The analysis of the roots of the concept of personal data and of the evolution of its acceptance, sends back to the very long and difficult journey from the very first European founding texts to the consecration of the right to privacy rooted in the obstinacy of its two defenders Samuel Warren and Louis Brandeis whose seminal works have impacted international law as a whole.
Personal information identified as data, has become coveted resources by the worlds of economy, electronic business, biomedicine and criminology.

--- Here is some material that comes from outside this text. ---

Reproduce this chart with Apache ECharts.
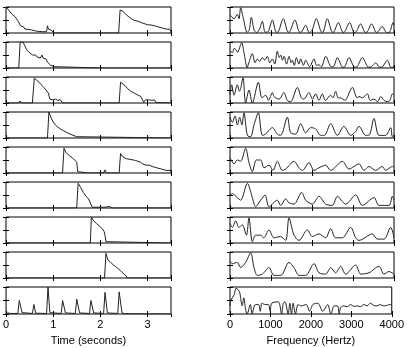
<!DOCTYPE html>
<html>
<head>
<meta charset="utf-8">
<script src="https://cdn.jsdelivr.net/npm/echarts@6/dist/echarts.min.js"></script>
<style>
    html, body { margin: 0; padding: 0; background: #fff; }
    #chart { width: 407px; height: 348px; }
</style>
</head>
<body>
<div id="chart"></div>
<script>
// 时间包络 (秒, 幅度)
var time1 = [[0,1],[0.05,0.9],[0.08,0.82],[0.13,0.72],[0.19,0.63],[0.26,0.45],[0.31,0.27],[0.34,0.2],[0.37,0.24],[0.4,0.15],[0.43,0.2],[0.47,0.14],[0.5,0.18],[0.54,0.12],[0.58,0.15],[0.62,0.08],[0.66,0.12],[0.7,0.06],[0.74,0.1],[0.78,0.05],[0.82,0.08],[0.86,0.05],[0.88,0.28],[0.9,0.15],[0.92,0.22],[0.94,0.08],[0.97,0.1],[1.0,0.02],[1.05,0],[1.5,0],[1.52,0.03],[1.54,0],[1.8,0],[1.82,0.03],[1.84,0],[2.39,0],[2.42,0.88],[2.45,0.82],[2.48,0.84],[2.55,0.7],[2.62,0.6],[2.7,0.5],[2.8,0.45],[2.9,0.38],[3.0,0.32],[3.1,0.3],[3.2,0.25],[3.3,0.2],[3.4,0.15],[3.47,0.14],[3.5,0.05]];
var time2 = [[0,0],[0.27,0],[0.3,1],[0.36,1],[0.4,0.85],[0.44,0.7],[0.48,0.62],[0.52,0.55],[0.56,0.5],[0.6,0.45],[0.63,0.5],[0.66,0.42],[0.7,0.48],[0.73,0.38],[0.76,0.5],[0.79,0.38],[0.82,0.45],[0.85,0.35],[0.88,0.22],[0.92,0.25],[0.95,0.1],[0.98,0.12],[1.02,0.05],[1.06,0],[2.05,0],[2.08,0.06],[2.11,0],[3.5,0]];
var time3 = [[0,0],[0.27,0],[0.3,0.08],[0.33,0],[0.56,0],[0.6,0.95],[0.65,0.88],[0.7,0.8],[0.75,0.7],[0.8,0.6],[0.85,0.5],[0.9,0.38],[0.93,0.15],[0.96,0.18],[1.0,0.12],[1.05,0.15],[1.1,0.1],[1.15,0.13],[1.18,0.08],[1.2,0],[2.4,0],[2.43,0.8],[2.47,0.75],[2.52,0.68],[2.58,0.55],[2.65,0.45],[2.72,0.38],[2.8,0.3],[2.86,0.25],[2.9,0.18],[2.92,0.03],[2.96,0.12],[3.0,0.08],[3.05,0.12],[3.1,0.1],[3.15,0.12],[3.18,0.02],[3.2,0],[3.5,0]];
var time4 = [[0,0],[0.88,0],[0.91,1],[0.95,0.8],[1.0,0.62],[1.05,0.5],[1.1,0.42],[1.15,0.35],[1.2,0.3],[1.3,0.2],[1.4,0.12],[1.5,0.05],[1.52,0],[3.5,0]];
var time5 = [[0,0],[0.88,0],[0.9,0.05],[0.92,0],[1.2,0],[1.23,0.95],[1.27,0.8],[1.3,0.75],[1.35,0.65],[1.4,0.6],[1.45,0.5],[1.5,0.42],[1.52,0.05],[1.55,0],[1.76,0],[1.78,0.06],[1.8,0],[2.07,0],[2.1,0.12],[2.13,0],[2.4,0],[2.43,0.75],[2.48,0.62],[2.55,0.55],[2.65,0.52],[2.75,0.48],[2.85,0.42],[2.9,0.35],[2.93,0.4],[2.97,0.3],[3.05,0.3],[3.1,0.25],[3.2,0.2],[3.3,0.15],[3.4,0.1],[3.5,0.1]];
var time6 = [[0,0],[1.5,0],[1.53,0.95],[1.58,0.8],[1.64,0.6],[1.7,0.45],[1.75,0.35],[1.8,0.15],[1.83,0.03],[2.1,0.03],[2.2,0.06],[2.25,0],[3.5,0]];
var time7 = [[0,0],[1.79,0],[1.81,1],[1.86,0.85],[1.92,0.75],[1.98,0.65],[2.04,0.55],[2.08,0.45],[2.1,0.3],[2.12,0.05],[2.13,0],[3.5,0]];
var time8 = [[0,0],[2.09,0],[2.12,0.95],[2.16,0.7],[2.22,0.6],[2.28,0.5],[2.35,0.4],[2.42,0.3],[2.5,0.15],[2.55,0.08],[2.57,0],[3.5,0]];
var time9 = [[0,0.02],[0.05,0.04],[0.1,0.02],[0.25,0.02],[0.28,0.5],[0.34,0.05],[0.56,0.02],[0.59,0.35],[0.63,0.03],[0.86,0.02],[0.89,1.0],[0.93,0.05],[1.17,0.02],[1.2,0.5],[1.26,0.04],[1.47,0.02],[1.5,0.55],[1.56,0.04],[1.77,0.02],[1.8,0.5],[1.86,0.04],[2.07,0.02],[2.1,0.8],[2.15,0.04],[2.37,0.02],[2.4,0.82],[2.46,0.04],[2.52,0.01],[3.5,0]];

// 频谱 (Hz, 幅度)
var freq1 = [[0,0.7],[100,0.55],[180,0.72],[220,0.55],[260,0.97],[320,0.6],[420,0.02],[470,0.12],[520,0.6],[590,0.1],[650,0.02],[720,0.15],[789,0.45],[860,0.03],[930,0.05],[1033,0.5],[1130,0.03],[1180,0.05],[1301,0.55],[1420,0.03],[1460,0.05],[1585,0.5],[1700,0.03],[1750,0.05],[1846,0.3],[1930,0.02],[2000,0.1],[2106,0.55],[2240,0.03],[2280,0.05],[2374,0.55],[2500,0.03],[2540,0.05],[2642,0.4],[2760,0.02],[2800,0.05],[2919,0.4],[3030,0.02],[3080,0.05],[3187,0.35],[3300,0.02],[3350,0.05],[3455,0.35],[3570,0.02],[3610,0.05],[3715,0.25],[3820,0.02],[3900,0.05],[3976,0.4],[4000,0.3]];
var freq2 = [[0,0.65],[60,0.6],[100,0.75],[150,0.7],[180,0.6],[285,0.97],[340,0.6],[420,0.02],[460,0.2],[545,0.55],[610,0.2],[667,0.35],[720,0.25],[789,0.4],[850,0.3],[911,0.45],[970,0.2],[1033,0.35],[1090,0.15],[1155,0.65],[1200,0.4],[1236,0.5],[1280,0.3],[1318,0.45],[1380,0.15],[1440,0.45],[1490,0.2],[1521,0.3],[1570,0.1],[1619,0.4],[1680,0.15],[1724,0.35],[1790,0.1],[1846,0.3],[1940,0.05],[2050,0.35],[2110,0.1],[2172,0.12],[2230,0.05],[2335,0.45],[2470,0.05],[2520,0.05],[2619,0.4],[2750,0.03],[2800,0.05],[2904,0.4],[3040,0.03],[3100,0.05],[3229,0.4],[3380,0.03],[3450,0.05],[3554,0.2],[3650,0.03],[3720,0.05],[3839,0.3],[3930,0.02],[4000,0.05]];
var freq3 = [[0,0.3],[41,0.7],[98,0.3],[179,0.7],[230,0.45],[260,0.55],[317,0.97],[382,0],[463,0.5],[545,0],[691,0.8],[780,0.2],[870,0.3],[940,0.1],[1033,0.4],[1073,0.25],[1114,0.2],[1200,0.15],[1317,0.4],[1398,0.1],[1480,0.05],[1642,0.6],[1740,0.2],[1800,0.15],[1927,0.4],[2010,0.15],[2089,0.35],[2170,0.1],[2252,0.35],[2330,0.1],[2455,0.3],[2510,0.2],[2577,0.45],[2640,0.2],[2699,0.2],[2800,0.1],[2984,0.6],[3100,0.2],[3146,0.25],[3228,0.2],[3350,0.35],[3420,0.1],[3512,0.15],[3600,0.05],[3675,0.25],[3760,0.1],[3837,0.05],[3900,0.1],[3959,0.35],[4000,0.3]];
var freq4 = [[0,0.8],[57,0.6],[122,0.85],[179,0.5],[236,0.8],[290,0.5],[341,0.97],[423,0.1],[504,0.05],[585,0.5],[691,0.97],[789,0.1],[870,0.15],[951,0.3],[1033,0.4],[1154,0.15],[1236,0.1],[1398,0.8],[1480,0.2],[1602,0.15],[1724,0.55],[1846,0.2],[1967,0.4],[2089,0.35],[2211,0.1],[2300,0.1],[2455,0.55],[2618,0.1],[2780,0.45],[2943,0.1],[3065,0.25],[3146,0.45],[3309,0.1],[3400,0.12],[3512,0.75],[3634,0.1],[3797,0.1],[3919,0.4],[3959,0.05],[4000,0.1]];
var freq5 = [[0,0.6],[98,0.35],[179,0.5],[260,0.45],[382,0.95],[463,0.4],[545,0.05],[642,0.5],[748,0.5],[829,0.2],[951,0.3],[1049,0.1],[1154,0.45],[1276,0.1],[1358,0.15],[1561,0.45],[1683,0.2],[1764,0.1],[1927,0.4],[2049,0.1],[2171,0.2],[2333,0.3],[2455,0.1],[2740,0.45],[2902,0.15],[3024,0.25],[3146,0.35],[3268,0.1],[3390,0.25],[3553,0.1],[3715,0.25],[3797,0.1],[3959,0.25],[4000,0.2]];
var freq6 = [[0,0.5],[57,0.55],[179,0.4],[260,0.3],[423,0.95],[545,0.4],[626,0.05],[748,0.3],[854,0.5],[951,0.05],[1154,0.3],[1236,0.1],[1358,0.35],[1439,0.2],[1561,0.15],[1748,0.6],[1846,0.3],[2008,0.15],[2171,0.45],[2333,0.15],[2496,0.1],[2618,0.45],[2740,0.25],[2821,0.15],[3065,0.5],[3228,0.1],[3512,0.4],[3634,0.1],[3878,0.1],[3959,0.45],[4000,0.3]];
var freq7 = [[0,0.75],[57,0.6],[138,0.85],[220,0.6],[300,0.7],[400,0.3],[463,0.97],[545,0.05],[626,0.3],[748,0.3],[820,0.2],[951,0.5],[1073,0.2],[1236,0.25],[1358,0.1],[1439,0.97],[1561,0.3],[1683,0.1],[1886,0.5],[2008,0.25],[2171,0.35],[2333,0.2],[2455,0.55],[2577,0.2],[2740,0.2],[2943,0.6],[3065,0.2],[3146,0.1],[3472,0.35],[3593,0.15],[3756,0.15],[3919,0.6],[4000,0.2]];
var freq8 = [[0,0.65],[57,0.55],[179,0.6],[260,0.4],[382,0.6],[504,0.97],[585,0.4],[667,0.1],[789,0.15],[951,0.4],[1073,0.1],[1236,0.1],[1439,0.6],[1561,0.4],[1683,0.1],[1846,0.1],[2049,0.55],[2171,0.2],[2333,0.15],[2455,0.4],[2577,0.2],[2699,0.45],[2821,0.15],[3065,0.5],[3187,0.15],[3390,0.2],[3634,0.45],[3756,0.15],[3878,0.25],[4000,0.15]];
var freq9 = [[0,0.3],[16,0.5],[100,0.7],[150,0.95],[200,0.9],[240,0.8],[301,0.3],[341,0.6],[382,0.2],[423,0],[504,0.35],[545,0],[626,0.35],[707,0.35],[748,0.1],[789,0.4],[870,0.35],[951,0.35],[992,0.1],[1033,0.4],[1195,0.45],[1276,0],[1317,0.4],[1358,0.45],[1439,0],[1480,0.4],[1520,0],[1561,0.4],[1618,0],[1683,0.35],[1764,0.3],[1886,0.35],[1967,0.1],[2049,0.35],[2171,0.4],[2293,0.1],[2415,0.35],[2496,0],[2577,0.3],[2659,0.3],[2699,0],[2740,0.25],[2821,0.3],[2900,0.27],[2984,0.35],[3065,0.28],[3146,0.3],[3228,0.27],[3309,0.35],[3390,0.3],[3472,0.4],[3553,0.32],[3634,0.3],[3715,0.35],[3797,0.3],[3878,0.32],[3959,0.35],[4000,0.35]];

var timeRows = [time1, time2, time3, time4, time5, time6, time7, time8, time9];
var freqRows = [freq1, freq2, freq3, freq4, freq5, freq6, freq7, freq8, freq9];

var font = '"Liberation Sans", Arial, sans-serif';

function initChart() {
    var chart = echarts.init(document.getElementById('chart'));
    var grid = [], xAxis = [], yAxis = [], series = [];
    var cols = [
        {left: 6, width: 165, rows: timeRows, max: 3.5, interval: 1, name: 'Time (seconds)', smooth: false},
        {left: 230, width: 164, rows: freqRows, max: 4000, interval: 1000, name: 'Frequency (Hertz)', smooth: 0.3}
    ];

    cols.forEach(function (col) {
        col.rows.forEach(function (rowData, r) {
            var gi = grid.length;
            var last = r === col.rows.length - 1;
            grid.push({
                left: col.left,
                top: 7 + r * 35,
                width: col.width,
                height: last ? 27 : 26,
                show: true,
                borderColor: '#000',
                borderWidth: 1
            });
            // 底部和顶部的刻度
            ['bottom', 'top'].forEach(function (pos) {
                var showLabel = last && pos === 'bottom';
                xAxis.push({
                    type: 'value',
                    gridIndex: gi,
                    position: pos,
                    min: 0,
                    max: col.max,
                    interval: col.interval,
                    axisLine: {show: false},
                    axisTick: {show: true, inside: true, length: 3, lineStyle: {color: '#000'}},
                    splitLine: {show: false},
                    axisLabel: {
                        show: showLabel,
                        color: '#000',
                        fontSize: 11,
                        fontFamily: font,
                        margin: 5,
                        showMaxLabel: col.max % col.interval === 0,
                        formatter: function (v) { return String(v); }
                    },
                    name: showLabel ? col.name : '',
                    nameLocation: 'middle',
                    nameGap: 21,
                    nameTextStyle: {color: '#000', fontSize: 11, fontFamily: font}
                });
            });
            ['left', 'right'].forEach(function (pos) {
                yAxis.push({
                    type: 'value',
                    gridIndex: gi,
                    position: pos,
                    min: 0,
                    max: 1,
                    interval: 0.5,
                    axisLine: {show: false},
                    axisTick: {show: true, inside: true, length: 3, lineStyle: {color: '#000'}},
                    splitLine: {show: false},
                    axisLabel: {show: false}
                });
            });
            series.push({
                type: 'line',
                xAxisIndex: gi * 2,
                yAxisIndex: gi * 2,
                data: rowData,
                smooth: col.smooth,
                showSymbol: false,
                silent: true,
                animation: false,
                clip: true,
                lineStyle: {color: '#222', width: 1}
            });
        });
    });

    chart.setOption({
        animation: false,
        grid: grid,
        xAxis: xAxis,
        yAxis: yAxis,
        series: series
    });
}
initChart();
</script>
</body>
</html>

The dematerialization of individual characteristics brought with it an immense wave of issues and conflicts in relation with procedures of collection, processing, circulation and confidentiality of this type of data, especially when it dealt with sensitive identifiers such as genetic data.
Technically unattainable until now, the secrets of life and heredity are currently being offered to the general public, who often finds itself powerless when facing companies willing to exploit the richness of their intimate self.
The newly revealed potentialities of human genetic engineering, has put forth the weakness and inefficiencies of outdated legal and normative texts which, because of their inadequacy to societal evolution, lead to rigid divisions of principles before genetic technologies who aspire to take advantage of the understanding of genomes in order to improve the well being of people.
It is necessary, today, to remove any passionate feeling to temper emotional debates by redefining, as soon as possible, the legal status of genetic data and the information that their exploitation can deliver.